- **To do**
Leave out the pictures; transcribe all else exactly.

- **Dataset section**
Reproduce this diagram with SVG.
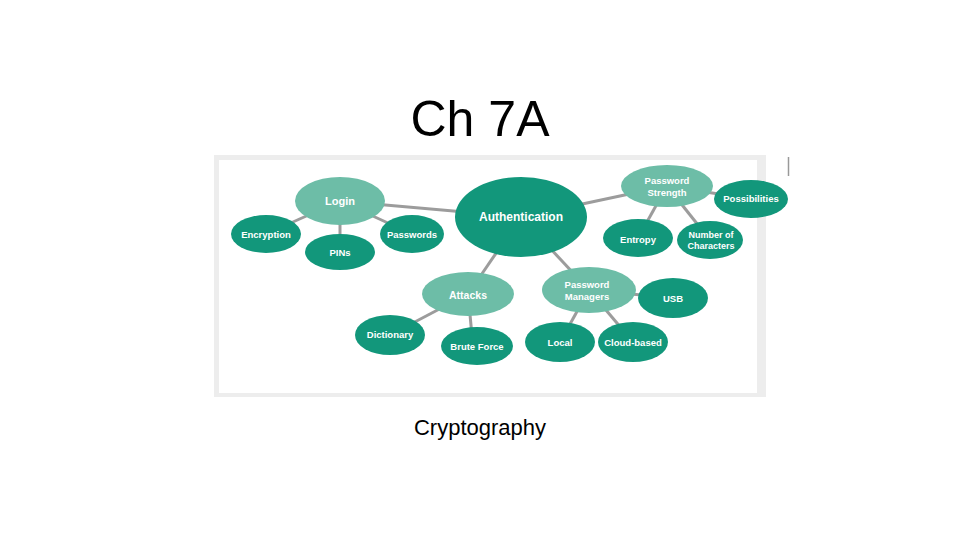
<svg xmlns="http://www.w3.org/2000/svg" width="960" height="540" viewBox="0 0 960 540">
<style>
.t{font-family:"Liberation Sans",Arial,sans-serif;fill:#fff;font-weight:bold;font-size:9.5px;text-anchor:middle}
.d{fill:#12977b}
.l{fill:#6dbda7}
.c line{stroke:#9c9c9c;stroke-width:3}
.h{font-family:"Liberation Sans",Arial,sans-serif;fill:#000;text-anchor:middle}
</style>
<rect width="960" height="540" fill="#fff"/>
<text class="h" x="480" y="136" style="font-size:50px">Ch 7A</text>
<rect x="214" y="155" width="552" height="242" fill="#ededed"/>
<rect x="219" y="160" width="538" height="233" fill="#fff"/>
<line x1="788.5" y1="157" x2="788.5" y2="176" stroke="#999" stroke-width="1.5"/>
<g id="connectors" class="c">
<line x1="340" y1="201" x2="521" y2="217"/>
<line x1="340" y1="201" x2="266" y2="234"/>
<line x1="340" y1="201" x2="340" y2="252"/>
<line x1="340" y1="201" x2="412" y2="234"/>
<line x1="521" y1="217" x2="667" y2="186"/>
<line x1="667" y1="186" x2="751" y2="199"/>
<line x1="667" y1="186" x2="638" y2="238"/>
<line x1="667" y1="186" x2="710" y2="240"/>
<line x1="521" y1="217" x2="468" y2="294"/>
<line x1="521" y1="217" x2="589" y2="290"/>
<line x1="468" y1="294" x2="390" y2="335"/>
<line x1="468" y1="294" x2="473" y2="346"/>
<line x1="589" y1="290" x2="673" y2="298"/>
<line x1="589" y1="290" x2="560" y2="342"/>
<line x1="589" y1="290" x2="633" y2="342"/>
</g>
<g id="login"><ellipse class="l" cx="340" cy="201" rx="45" ry="24"/><text class="t" x="340" y="205" style="font-size:11px">Login</text></g>
<g id="encryption"><ellipse class="d" cx="266" cy="234" rx="35" ry="19"/><text class="t" x="266" y="237.5">Encryption</text></g>
<g id="pins"><ellipse class="d" cx="340" cy="252" rx="35" ry="18"/><text class="t" x="340" y="256">PINs</text></g>
<g id="passwords"><ellipse class="d" cx="412" cy="234" rx="32" ry="19"/><text class="t" x="412" y="237.5">Passwords</text></g>
<g id="authentication"><ellipse class="d" cx="521" cy="217" rx="66" ry="40"/><text class="t" x="521" y="221" style="font-size:12px">Authentication</text></g>
<g id="password-strength"><ellipse class="l" cx="667" cy="186" rx="46" ry="21"/><text class="t" x="667" y="184">Password</text><text class="t" x="667" y="196">Strength</text></g>
<g id="possibilities"><ellipse class="d" cx="751" cy="199" rx="37" ry="19"/><text class="t" x="751" y="202">Possibilities</text></g>
<g id="entropy"><ellipse class="d" cx="638" cy="238" rx="35" ry="19"/><text class="t" x="638" y="243">Entropy</text></g>
<g id="number-of-characters"><ellipse class="d" cx="710" cy="240" rx="33" ry="19"/><text class="t" x="711" y="238" style="font-size:9px">Number of</text><text class="t" x="711" y="249" style="font-size:9px">Characters</text></g>
<g id="attacks"><ellipse class="l" cx="468" cy="294" rx="46" ry="22"/><text class="t" x="468" y="299" style="font-size:10.5px">Attacks</text></g>
<g id="dictionary"><ellipse class="d" cx="390" cy="335" rx="35" ry="20"/><text class="t" x="390" y="338">Dictionary</text></g>
<g id="brute-force"><ellipse class="d" cx="477" cy="346" rx="36" ry="19"/><text class="t" x="477" y="349.5">Brute Force</text></g>
<g id="password-managers"><ellipse class="l" cx="589" cy="290" rx="47" ry="23"/><text class="t" x="587" y="288">Password</text><text class="t" x="587" y="300">Managers</text></g>
<g id="usb"><ellipse class="d" cx="673" cy="298" rx="35" ry="20"/><text class="t" x="673" y="302">USB</text></g>
<g id="local"><ellipse class="d" cx="560" cy="342" rx="35" ry="20"/><text class="t" x="560" y="346">Local</text></g>
<g id="cloud-based"><ellipse class="d" cx="633" cy="342" rx="35" ry="20"/><text class="t" x="633" y="346">Cloud-based</text></g>
<text class="h" x="480" y="435" style="font-size:22px">Cryptography</text>
</svg>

- **Result for this task**
Reproduce this diagram with SVG.
<svg xmlns="http://www.w3.org/2000/svg" width="960" height="540" viewBox="0 0 960 540">
<style>
.t{font-family:"Liberation Sans",Arial,sans-serif;fill:#fff;font-weight:bold;font-size:9.5px;text-anchor:middle}
.d{fill:#12977b}
.l{fill:#6dbda7}
.c line{stroke:#9c9c9c;stroke-width:3}
.h{font-family:"Liberation Sans",Arial,sans-serif;fill:#000;text-anchor:middle}
</style>
<rect width="960" height="540" fill="#fff"/>
<text class="h" x="480" y="136" style="font-size:50px">Ch 7A</text>
<rect x="214" y="155" width="552" height="242" fill="#ededed"/>
<rect x="219" y="160" width="538" height="233" fill="#fff"/>
<line x1="788.5" y1="157" x2="788.5" y2="176" stroke="#999" stroke-width="1.5"/>
<g id="connectors" class="c">
<line x1="340" y1="201" x2="521" y2="217"/>
<line x1="340" y1="201" x2="266" y2="234"/>
<line x1="340" y1="201" x2="340" y2="252"/>
<line x1="340" y1="201" x2="412" y2="234"/>
<line x1="521" y1="217" x2="667" y2="186"/>
<line x1="667" y1="186" x2="751" y2="199"/>
<line x1="667" y1="186" x2="638" y2="238"/>
<line x1="667" y1="186" x2="710" y2="240"/>
<line x1="521" y1="217" x2="468" y2="294"/>
<line x1="521" y1="217" x2="589" y2="290"/>
<line x1="468" y1="294" x2="390" y2="335"/>
<line x1="468" y1="294" x2="473" y2="346"/>
<line x1="589" y1="290" x2="673" y2="298"/>
<line x1="589" y1="290" x2="560" y2="342"/>
<line x1="589" y1="290" x2="633" y2="342"/>
</g>
<g id="login"><ellipse class="l" cx="340" cy="201" rx="45" ry="24"/><text class="t" x="340" y="205" style="font-size:11px">Login</text></g>
<g id="encryption"><ellipse class="d" cx="266" cy="234" rx="35" ry="19"/><text class="t" x="266" y="237.5">Encryption</text></g>
<g id="pins"><ellipse class="d" cx="340" cy="252" rx="35" ry="18"/><text class="t" x="340" y="256">PINs</text></g>
<g id="passwords"><ellipse class="d" cx="412" cy="234" rx="32" ry="19"/><text class="t" x="412" y="237.5">Passwords</text></g>
<g id="authentication"><ellipse class="d" cx="521" cy="217" rx="66" ry="40"/><text class="t" x="521" y="221" style="font-size:12px">Authentication</text></g>
<g id="password-strength"><ellipse class="l" cx="667" cy="186" rx="46" ry="21"/><text class="t" x="667" y="184">Password</text><text class="t" x="667" y="196">Strength</text></g>
<g id="possibilities"><ellipse class="d" cx="751" cy="199" rx="37" ry="19"/><text class="t" x="751" y="202">Possibilities</text></g>
<g id="entropy"><ellipse class="d" cx="638" cy="238" rx="35" ry="19"/><text class="t" x="638" y="243">Entropy</text></g>
<g id="number-of-characters"><ellipse class="d" cx="710" cy="240" rx="33" ry="19"/><text class="t" x="711" y="238" style="font-size:9px">Number of</text><text class="t" x="711" y="249" style="font-size:9px">Characters</text></g>
<g id="attacks"><ellipse class="l" cx="468" cy="294" rx="46" ry="22"/><text class="t" x="468" y="299" style="font-size:10.5px">Attacks</text></g>
<g id="dictionary"><ellipse class="d" cx="390" cy="335" rx="35" ry="20"/><text class="t" x="390" y="338">Dictionary</text></g>
<g id="brute-force"><ellipse class="d" cx="477" cy="346" rx="36" ry="19"/><text class="t" x="477" y="349.5">Brute Force</text></g>
<g id="password-managers"><ellipse class="l" cx="589" cy="290" rx="47" ry="23"/><text class="t" x="587" y="288">Password</text><text class="t" x="587" y="300">Managers</text></g>
<g id="usb"><ellipse class="d" cx="673" cy="298" rx="35" ry="20"/><text class="t" x="673" y="302">USB</text></g>
<g id="local"><ellipse class="d" cx="560" cy="342" rx="35" ry="20"/><text class="t" x="560" y="346">Local</text></g>
<g id="cloud-based"><ellipse class="d" cx="633" cy="342" rx="35" ry="20"/><text class="t" x="633" y="346">Cloud-based</text></g>
<text class="h" x="480" y="435" style="font-size:22px">Cryptography</text>
</svg>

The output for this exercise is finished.